Oleg Panfilov, the head of the Moscow-based Journalism in Extreme Situations, called Russian media the "empire of lies."
"From a position of a freedom of speech, the situation in the Russian mass media can be estimated as catastrophic," he said. "Television is the core with more than 90 percent of the population depending on it as their main source of information. But now in Russia all five national telechannels are used by the state for propagation, for distribution of an official position."
Panfilov said that there is next to no opportunity for Russians to receive independent news.
The campaign to control the media began almost as soon as Putin took office in 2000. His administration attacked the wealthy oligarchs who had privatized -- often illegally and with disastrous effects for regular Russians -- many state enterprises, driving those who dared to use their stations to support political opponents out of the country.
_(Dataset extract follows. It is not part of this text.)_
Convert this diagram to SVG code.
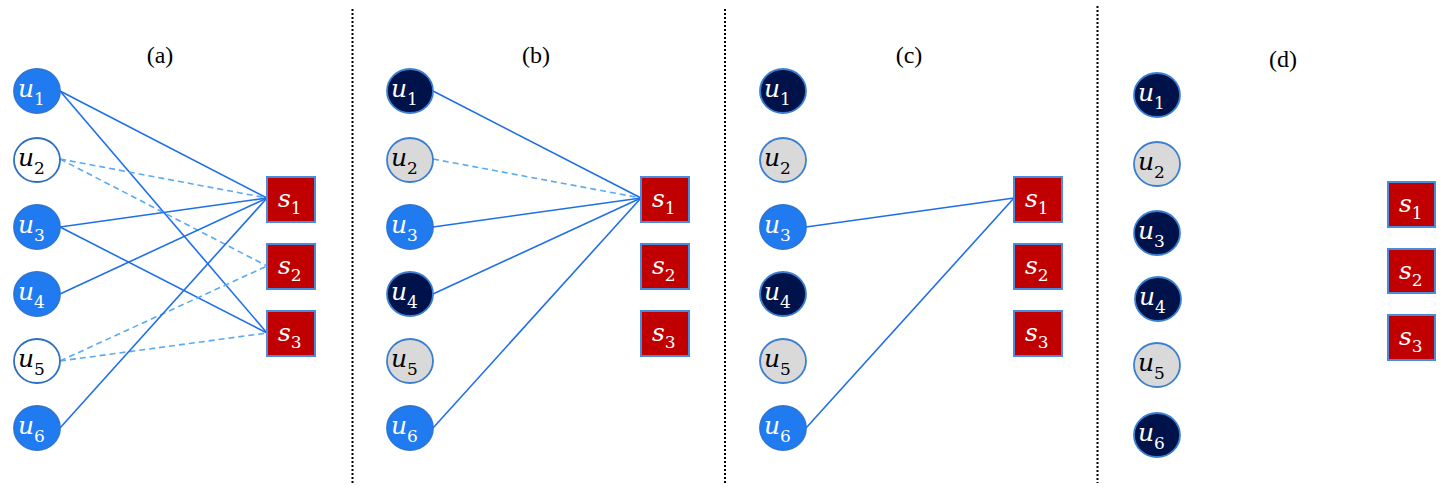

But Russians have never had much experience with independent news.
"In Russia, there never was freedom of speech. The population had 80 years of communistic propagation -- they have gotten used to this type of television," Panfilov said. "Only a small part of the population can search for independent sources of information through the Internet, or by the old Soviet tradition to listen to programs of foreign radio stations in Russian."
The lack of interest in independent news was demonstrated recently at the annual Andrei Sakharov journalism awards -- Russia's equivalent of the Pulitzer Prize -- for investigative journalism. About two dozen people were present at the awards ceremony in Moscow, with almost no press coverage.
Anna Lebedeva won the top award for her work in a small town in central Russia. During her acceptance speech, she said that because of the danger of her work and the lack of public interest, she was considering switching to "writing restaurant reviews."
"It is a terrible situation," said Alexei Simonov, the head of the award committee and the president of the Glasnost Defense Foundation. "If you want to risk your life for very little reward, then join this profession."
Indeed, Russia is the third most dangerous country in which to practice journalism, after Iraq and Alergia. In 2006, two journalists were killed in Russia.
Two years ago, Forbes' Russian editor Paul Klebnikov, an American of Russian descent, was shot to death on a Moscow street. The publisher of Forbes' Russian edition has said that the murder is "definitely linked to his professional activity."
Klebnikov often investigated government corruption and the closed-door dealings of the country's wealthiest oligarchs. A new trial has recently been opened in the case, overturning the acquittal of two suspects.
In October, Anna Politkovskaya, Russia's most famous human rights journalist, was gunned down in a contract-style killing in her Moscow apartment building. Known for her critical reporting on the Kremlin and her investigative work in Chechnya, Politkovskaya had received top international awards for her courage.
But in Moscow, her death was barely acknowledged by Putin, who waited days before making a public statement. Some believe that Politkovskaya's murder and Litvinenko's poisoning are tied, because the former spy was rumored to be investigating her death.
Politkovskaya described her work, which often took her undercover to Chechnya, as part of the Russian theory of "little business."
"It's a special Russian theory that if you can't change the whole world, you need to do some little things to help specific people," she said in a phone interview last year. "Russian journalism was and now is the possibility to help people first of all in their everyday life and in their catastrophic life. I decided that it was a very nice theory for me."
Politkovskaya's tradition of investigative journalism continues at the muckraking independent publication Novaya Gazeta, where she published her investigative pieces. The work often comes at great risk. In the past two months, two more journalists have received death threats. The paper has a national circulation of 500,000, but it also participates in the practice -- widespread in Russia -- of accepting money to publish pieces as news.
Still, journalists at the paper are committed to pursuing stories of government corruption and human rights abuses no matter what the cost. In the main newsroom, where heated editorial meetings occur every morning, three photos of slain Novaya Gazeta journalists, including Politkovskaya, are a silent reminder of the grave risks.
"We are considered the last independent newspaper in Russia," said investigations editor Roman Shleynov. " We have journalists who will continue Anna's work. But in Russia, the murdering of journalists is the tradition."